The onus is on the employer to avoid tribunals

It will soon be compulsory for companies to have their own internal procedures for solving disputes, says Janet Gaymer

Another piece of employment legislation with the not very original title of Employment Act will soon be with us. Its provisions are highly significant, in particular the introduction of minimum internal disciplinary and grievance procedures in the workplace.

These arise from the Governments belief that a large proportion of complaints to employment tribunals involve employers who have no internal disputes procedures.

The aim is to encourage parties to avoid litigation by resolving differences through the proper use of such procedures. Therefore, there are to be statutory dismissal and disciplinary procedures, and grievance procedures that both employer and employee have to comply with. These procedures will be an implied term of every contract of employment. There can be no contracting out of this implied term. Nor is the size of the employer a factor.

If the employee fails to follow the statutory procedure, this may result in a reduction of any compensation award from an employment tribunal by up to 50%.

The basic dismissal and disciplinary procedure will have three stages a statement from the employer of grounds for action and an invitation to meet; the meeting; and the appeal stage.

The grievance procedures also has three stages: first, a statement of grievance from the employee; then a meeting; and finally an appeal stage.

Where the employer already has a procedure in place, it may still be followed provided that it is additional to and not inconsistent with the requirements of the statutory procedure.

Each step and action under the statutory process must be taken without unreasonable delay. The timing and location of meetings must be reasonable and meetings must be conducted in a manner which enables both employer and employee to explain their cases. In the case of appeal meetings the employer must so far as reasonably practicable be represented by a more senior manager than attended the first meeting, unless the most senior manager attended that meeting.

The statutory right to be accompanied by a trade union official or a fellow worker will apply to meetings that deal with grievances affecting statutory or contractual rights.

The Act does give the Government power to exclude certain matters from the statutory procedures. Future regulations may therefore make exceptions for cases such as bullying, violence and sexual harassment, where following the procedure would mean an individual coming face to face with the person who is alleged to have assaulted or bullied them.

Another provision bars certain claims to a tribunal where an employee has not written a letter setting out his or her grievance or where 28 days has not passed since the writing of such a letter. The intention is to ensure that employers have time to deal with any grievance before the employee can pursue a claim.
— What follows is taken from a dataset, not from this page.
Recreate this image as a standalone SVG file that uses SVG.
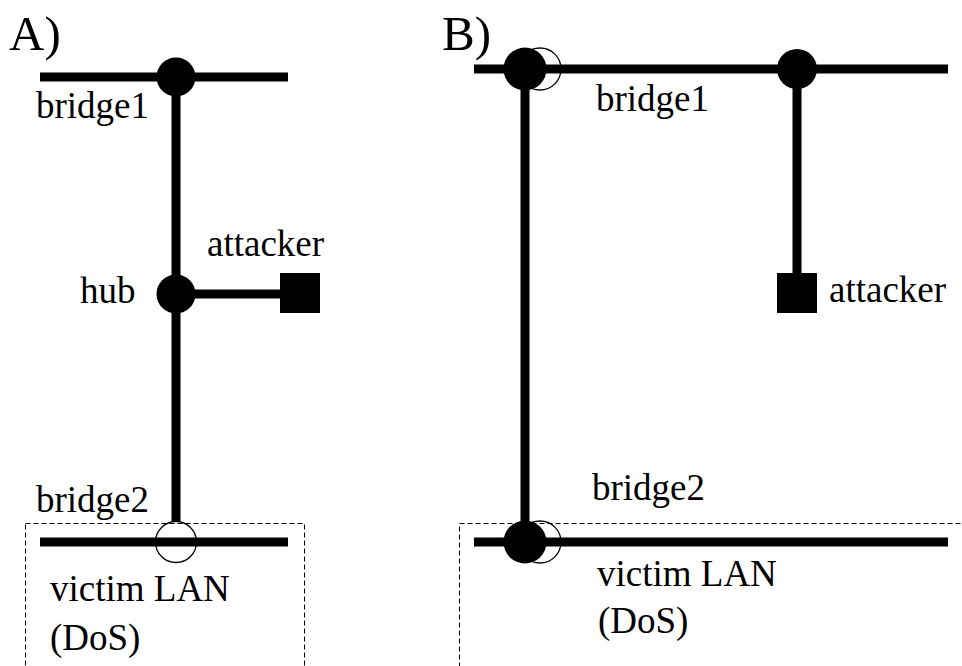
<svg xmlns="http://www.w3.org/2000/svg" width="962" height="666" viewBox="0 0 962 666">
<style>
text{font-family:"Liberation Serif","Times New Roman",serif;font-size:37px;fill:#000}
.big{font-size:49px}
.w{stroke:#000;stroke-width:9;fill:none}
.dash{stroke:#000;stroke-width:1;fill:none;stroke-dasharray:5 3}
.open{fill:none;stroke:#000;stroke-width:1.3}
</style>
<rect width="962" height="666" fill="#fff"/>
<text class="big" x="9" y="50">A)</text>
<text class="big" x="442" y="50">B)</text>
<g id="victimA-box"><rect class="dash" x="25.5" y="523.5" width="279" height="160"/></g>
<g id="victimB-box"><rect class="dash" x="459.5" y="523.5" width="520" height="160"/></g>
<g id="connectors">
<line class="w" x1="40" y1="77" x2="288" y2="77"/>
<line class="w" x1="176" y1="77" x2="176" y2="522"/>
<line class="w" x1="176" y1="294" x2="282" y2="294"/>
<line class="w" x1="40" y1="542" x2="288" y2="542"/>
<line class="w" x1="474" y1="69" x2="948" y2="69"/>
<line class="w" x1="525" y1="69" x2="525" y2="542"/>
<line class="w" x1="797" y1="69" x2="797" y2="275"/>
<line class="w" x1="474" y1="542" x2="948" y2="542"/>
</g>
<g id="bridge1A"><circle cx="176" cy="77" r="19.5"/><text x="36" y="118">bridge1</text></g>
<g id="hubA"><circle cx="176" cy="294" r="19.5"/><text x="80" y="303">hub</text></g>
<g id="attackerA"><rect x="280" y="273" width="40" height="40"/><text x="207" y="256">attacker</text></g>
<g id="bridge2A"><circle class="open" cx="176" cy="542" r="20.5"/><text x="36" y="512">bridge2</text></g>
<g id="victimA"><text x="50" y="601">victim LAN</text><text x="50" y="650">(DoS)</text></g>
<g id="bridge1B"><circle class="open" cx="540" cy="69" r="21"/><circle cx="525" cy="69" r="21.5"/><text x="596" y="111">bridge1</text></g>
<g id="nodeB"><circle cx="797" cy="69" r="20"/></g>
<g id="attackerB"><rect x="777" y="273" width="40" height="40"/><text x="829" y="302">attacker</text></g>
<g id="bridge2B"><circle class="open" cx="540" cy="542" r="21"/><circle cx="525" cy="542" r="21.5"/><text x="592" y="500">bridge2</text></g>
<g id="victimB"><text x="597" y="586">victim LAN</text><text x="598" y="633">(DoS)</text></g>
</svg>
Problems may arise if the employee has written such a letter but the 28-day period falls after the three-month limitation period which an employee has to bring a claim before an employment tribunal. (This will be three months from the date of the act complained of the dismissal or act of discrimination, for example).

In these circumstances the Government has made it clear that it does not want to deny an employee access to tribunals. The employee would be given another chance to submit a valid application by extending the period for making a tribunal application.

Many employers already have disciplinary and grievance procedures in place. However, the change which the Act introduces is the obligation to have such procedures and that they are contractually binding. ACAS will be producing a revised Code of Practice on the subject.

In any event, the first step for HR professionals will be to examine what procedures are currently in place and how they square up to the new approach to resolving disputes.